If I directly define a `SkewMultivariateStudentT`

and call `log_prob`

on it, the performance is fairly similar for both non-batched and batched versions (that is, versions where the `scale_tril`

has 2 dimensions like 5x5 or 3 dimensions like 120x5x5).

If I embed the `SkewMultivariateStudentT`

as the observed distribution in a simple model, and then extract the distribution via `trace`

, calling `log_prob`

on the batched distribution has much worse performance (around one order of magnitude) than calling `log_prob`

on on the unbatched distribution and much worse performance than calling `log_prob`

on a batched `MultivariateStudentT`

. However, that performance discrepancy only occurs when the the functions are JITed.

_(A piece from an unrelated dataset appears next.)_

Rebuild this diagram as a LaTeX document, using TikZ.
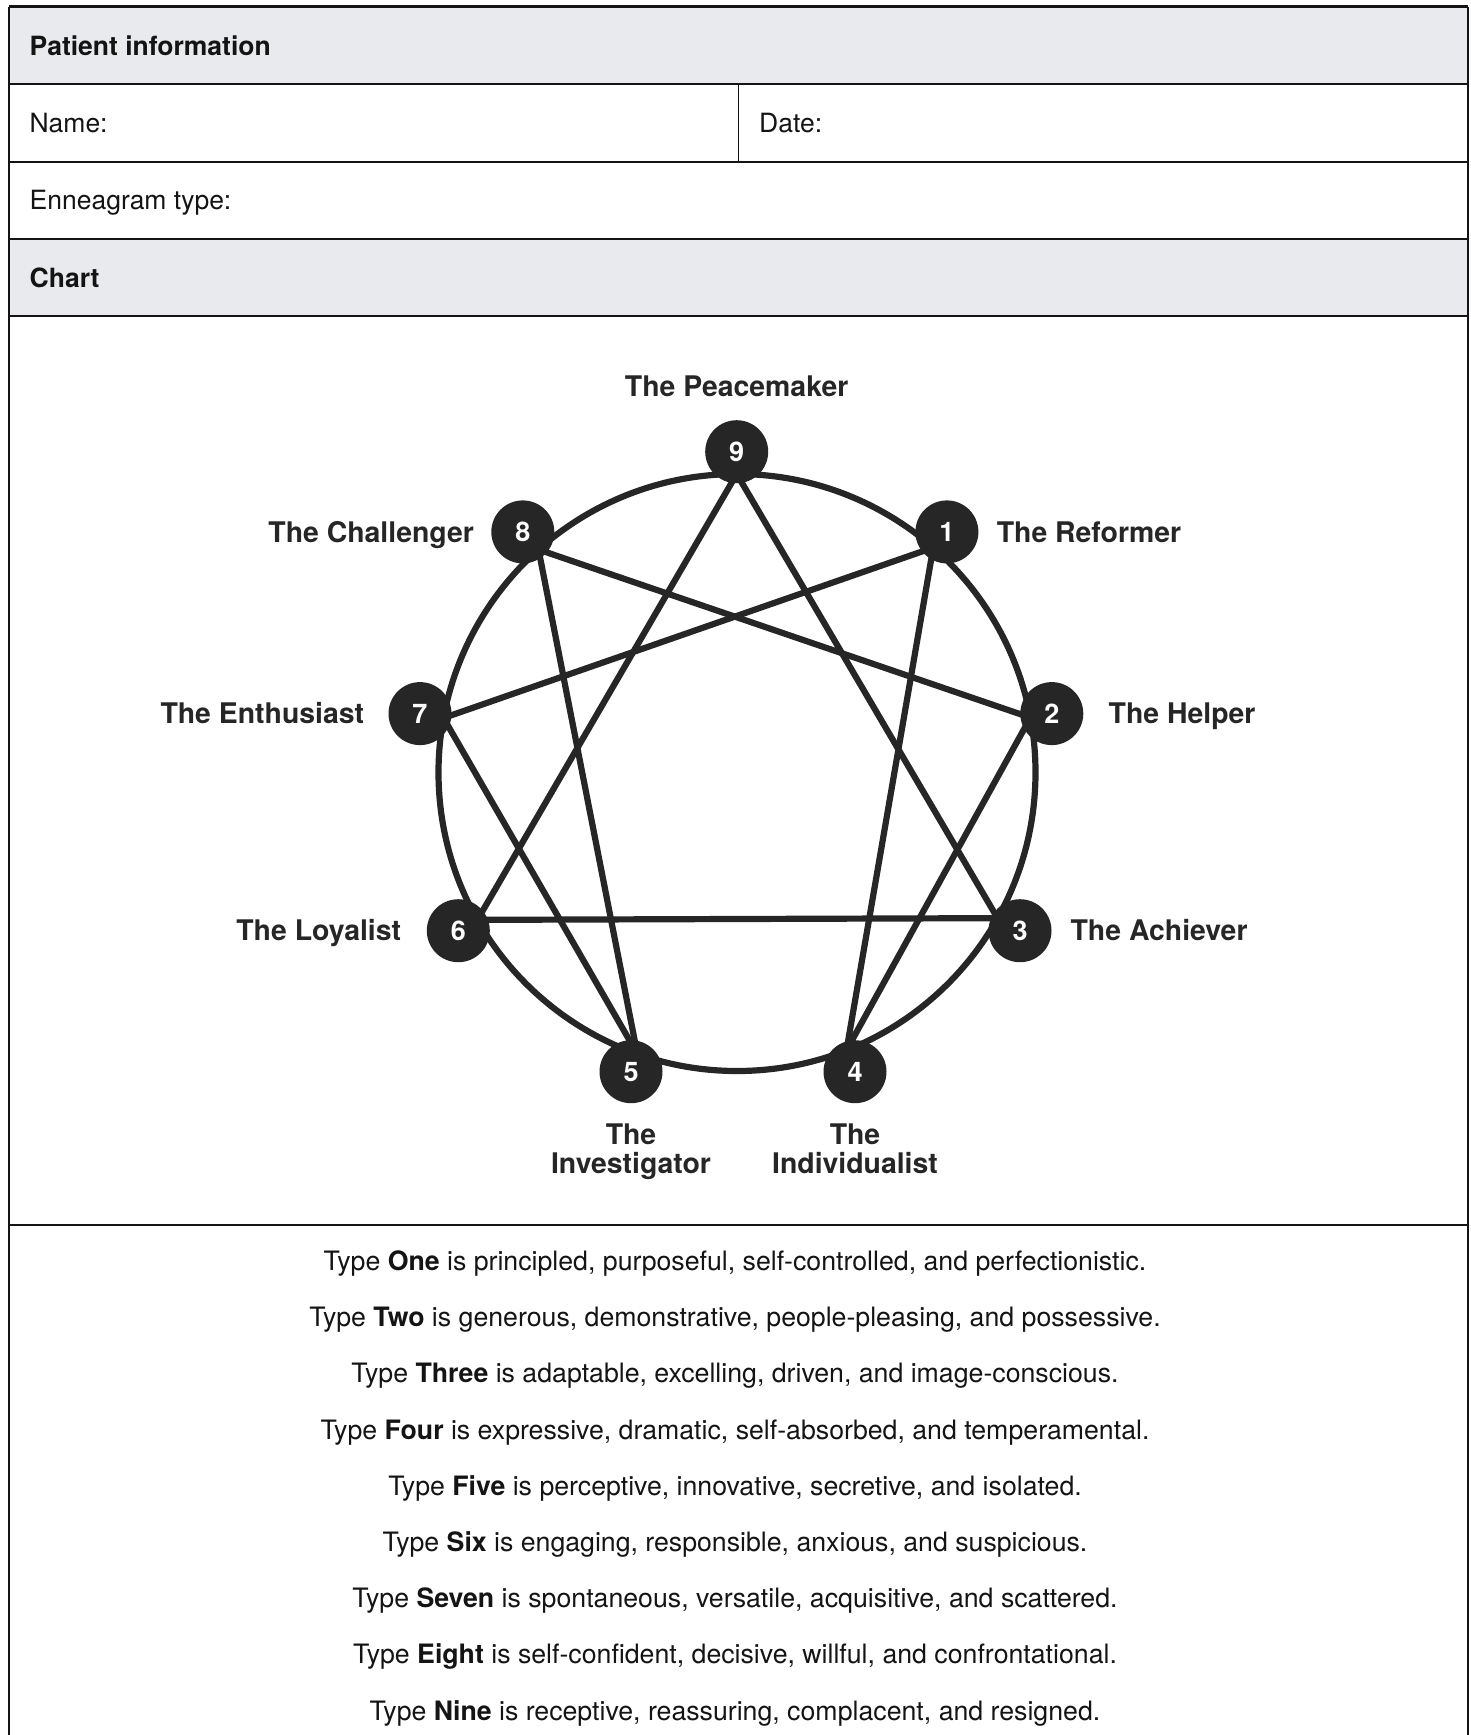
\documentclass[tikz,border=0pt]{standalone}
\usepackage{fontspec}
\setmainfont{TeX Gyre Heros}
\usetikzlibrary{positioning,calc,backgrounds}
\definecolor{headgray}{RGB}{233,234,237}
\definecolor{inkdark}{RGB}{38,38,38}
\definecolor{rulegray}{RGB}{20,20,20}

\begin{document}
\begin{tikzpicture}[x=1pt,y=-1pt,
    every node/.style={inner sep=0pt},
    rowrule/.style={draw=rulegray,line width=2.2pt},
    fieldtext/.style={anchor=base west,text=rulegray,font=\fontsize{26.5}{32}\selectfont},
    desc/.style={anchor=base,text=rulegray,font=\fontsize{26.7}{32}\selectfont},
    typenode/.style={circle,fill=inkdark,minimum size=63pt,text=white,font=\fontsize{27}{27}\selectfont\bfseries},
    typename/.style={text=inkdark,font=\fontsize{28.4}{29}\selectfont\bfseries,text height=20.4pt,text depth=0pt},
    pairname/.style={text=inkdark,align=center,font=\fontsize{28.4}{28.8}\selectfont\bfseries},
    ring/.style={draw=inkdark,line width=6.2pt},
    chord/.style={draw=inkdark,line width=6.2pt}]
    \useasboundingbox (0,0) rectangle (1471,1735);

    % table
    \fill[headgray] (8.7,6.7) rectangle (1468,84.3);
    \fill[headgray] (8.7,238.7) rectangle (1468,316.3);
    \draw[rulegray,line width=3pt] (8.7,6.7) -- (1468,6.7);
    \foreach \ry in {84.3,161.7,238.7,316.3,1225.3}
        \draw[rowrule] (8.7,\ry) -- (1468,\ry);
    \draw[rulegray,line width=1.6pt] (8.7,6.7) -- (8.7,1735);
    \draw[rulegray,line width=1.6pt] (1468,6.7) -- (1468,1735);
    \draw[rulegray,line width=1.6pt] (738.3,84.3) -- (738.3,161.7);

    \node[fieldtext] (pinfo) at (29.5,55) {\bfseries Patient information};
    \node[fieldtext] (name) at (29.5,132.5) {Name:};
    \node[fieldtext] (date) at (759,132.5) {Date:};
    \node[fieldtext] (etype) at (29.5,209.7) {Enneagram type:};
    \node[fieldtext] (chart) at (29.5,287) {\bfseries Chart};

    % enneagram
    \coordinate (cc) at (737,772.5);
    \draw[ring] (cc) circle[radius=298.5];
    \foreach \i/\px/\py in {9/736.7/451.7, 1/946.9/531.9, 2/1051.8/713.6,
                            3/1020/930.7, 4/855/1071.7, 5/631/1071.7,
                            6/458.3/930.7, 7/420/713.6, 8/522.8/531.9}
    {%
    \node[typenode] (n\i) at (\px,\py) {\i};
    \coordinate (p\i) at ($(cc)!298.5pt!(n\i)$);
    }%

    \begin{scope}[on background layer]
    \foreach \s/\t in {9/3,3/6,6/9,1/4,4/2,2/8,8/5,5/7,7/1}
        \draw[chord] (p\s) -- (p\t);
    \end{scope}

    \node[typename,above=23.4pt of n9] (l9) {The Peacemaker};
    \node[typename,right=18pt of n1] (l1) {The Reformer};
    \node[typename,right=25pt of n2] (l2) {The Helper};
    \node[typename,right=18.7pt of n3] (l3) {The Achiever};
    \node[pairname,below=20pt of n4] (l4) {The\\Individualist};
    \node[pairname,below=20pt of n5] (l5) {The\\Investigator};
    \node[typename,left=25.3pt of n6] (l6) {The Loyalist};
    \node[typename,left=24pt of n7] (l7) {The Enthusiast};
    \node[typename,left=17pt of n8] (l8) {The Challenger};

    % descriptions
    \foreach \num/\rest [count=\k] in {
        One/{is principled, purposeful, self-controlled, and perfectionistic.},
        Two/{is generous, demonstrative, people-pleasing, and possessive.},
        Three/{is adaptable, excelling, driven, and image-conscious.},
        Four/{is expressive, dramatic, self-absorbed, and temperamental.},
        Five/{is perceptive, innovative, secretive, and isolated.},
        Six/{is engaging, responsible, anxious, and suspicious.},
        Seven/{is spontaneous, versatile, acquisitive, and scattered.},
        Eight/{is self-confident, decisive, willful, and confrontational.},
        Nine/{is receptive, reassuring, complacent, and resigned.}}
        \node[desc] (d\k) at (735,{1270.5+56.2*(\k-1)}) {Type \textbf{\num} \rest};
\end{tikzpicture}
\end{document}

Also, doing a full `mcmc.run`

on a model with the batched `SkewMultivariateStudentT`

takes about two orders of magnitude longer than a model with either the unbatched `SkewMultivariateStudentT`

or the batched `MultivariateStudentT`

.

See the notebook with complete distribution code and performance tests here: batched-skew-t-perf.ipynb · GitHub.

Are these sorts of performance discrepancies expected? Any guesses as to what’s causing them? Are there workarounds? Thanks.

(Also, this may be more of a JAX issue? If so, let me know I can ask there.)